Chapter Thirty-Three
Tucker
I had a late morning class that Monday, which I offered to skip. Nico said to go, that yo had homework to do anyway. We went to Mill’s for breakfast. Then I gave Nico the key to my room and went to class. All I could think about was Nico in my room and how I wanted to get back there.
When finally I did, Nico was cross-legged on the bed reading from yos tablet.
“What do you usually do Monday afternoons?” Nico asked.
“Study or go work out.”
“Let’s work out. Can I get into your gym?”

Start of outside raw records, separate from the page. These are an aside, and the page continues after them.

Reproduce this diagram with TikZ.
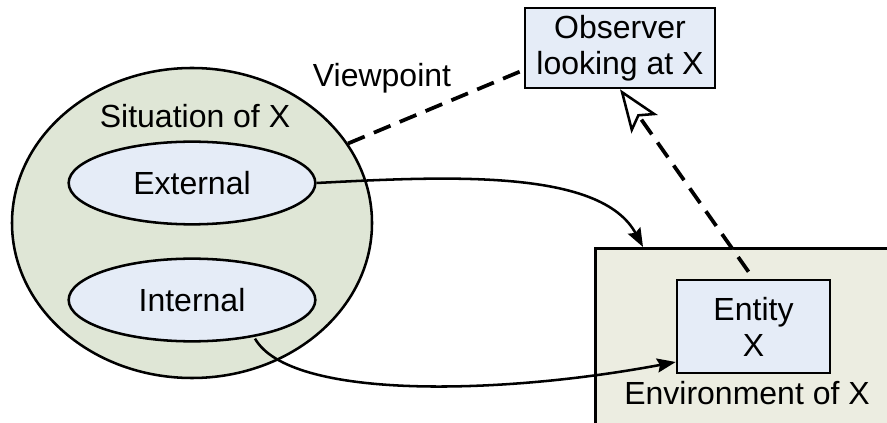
\documentclass[tikz,border=0pt]{standalone}
\usepackage{fontspec}
\setmainfont{Liberation Sans}
\usetikzlibrary{arrows.meta,shapes.geometric,calc}
\definecolor{sitfill}{RGB}{223,230,214}
\definecolor{partfill}{RGB}{229,236,247}
\definecolor{envfill}{RGB}{236,237,225}
\begin{document}
\begin{tikzpicture}[x=0.75pt,y=-0.75pt,
  font=\fontsize{24}{27}\selectfont,
  outline/.style={draw=black, line width=1.9pt},
  situation/.style={ellipse, outline, fill=sitfill, inner sep=0pt,
    minimum width=270pt, minimum height=232.5pt},
  part/.style={ellipse, outline, fill=partfill, inner sep=0pt,
    minimum width=185pt, minimum height=62pt},
  box/.style={rectangle, outline, fill=partfill, inner sep=0pt, align=center},
  envbox/.style={rectangle, outline, fill=envfill, inner sep=0pt},
  txt/.style={inner sep=0pt, align=center},
  flow/.style={-{Stealth[length=14pt,width=10.5pt,inset=2pt]}, line width=1.9pt},
  view/.style={line width=2.8pt, dash pattern=on 13.5pt off 7.5pt},
  looks/.style={view, -{Stealth[open,length=32pt,width=24pt,inset=7pt,line width=1.9pt]}, fill=white}
]
\clip (0,0) rectangle (887,423);

% situation of X with its two aspects
\node[situation] (sit) at (192,223) {};
\node[txt] (sitlabel) at (195,116) {Situation of X};
\node[part] (ext) at (192,183) {External};
\node[part] (int) at (192,300) {Internal};

% environment (running past the right and bottom edges) and entity
\node[envbox, anchor=north west, minimum width=260pt, minimum height=150pt] (env) at (594,247) {};
\node[box, minimum width=114.75pt, minimum height=69.75pt] (ent) at (753.5,326.5) {Entity\\X};
\node[txt] (envlabel) at (747,393) {Environment of X};

% observer
\node[box, minimum width=142.5pt, minimum height=60pt] (obs) at (620,48) {Observer\\looking at X};
\node[txt] (vp) at (382,78) {Viewpoint};

% connectors
\draw[view] (sit.27.6) -- ($(obs.west)+(0,22)$);
\draw[looks] ($(ent.north)+(-5,-7)$) -- (obs.south);
\draw[flow] (ext.east) .. controls (450,176) and (601,169) .. ($(env.north west)+(49,0)$);
\draw[flow] ($(int.south)+(63,-4)$) .. controls (290,400) and (500,395) .. ($(ent.west)+(0,35.5)$);
\end{tikzpicture}
\end{document}
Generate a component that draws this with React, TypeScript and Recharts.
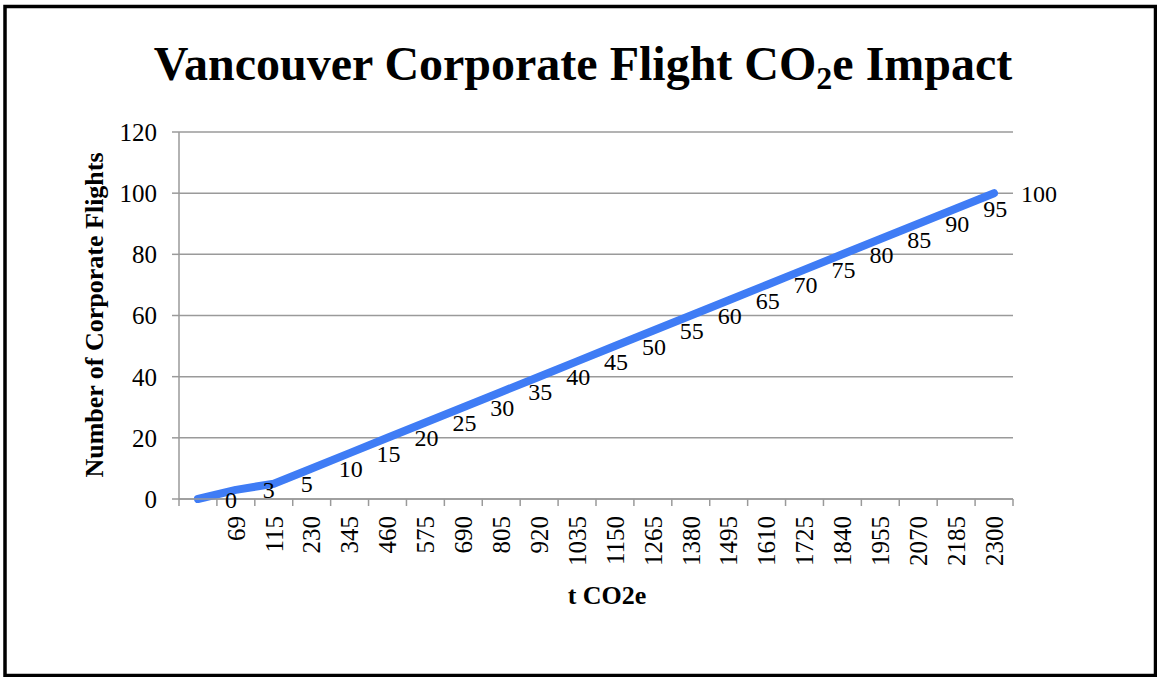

“I can swipe you in. Let me change.”
I got on my running clothes and loaned Nico an extra pair of sweats and T-shirt. The gym was nearly empty. Nico found an open dance studio room and sent me to run. I did two miles but that was all I was in the mood for. I wanted to get back to Nico.
I went down to the studio and looked through the glass door. Just stood there for a long time watching Nico move.
Nico saw me and opened the door. “What are you doing? It wasn’t locked.”
“I could watch you all day.”
Nico laughed. “Boring.”
“Let’s go shower?” I suggested.
Nico followed me out of the gym and we walked across the quad together. “You know I’m showering alone, right?” yo asked.
I’d been thinking about how awesome it would be to be together under the hot spray with the soap and all that, but then I realized how exposed that could make Nico feel.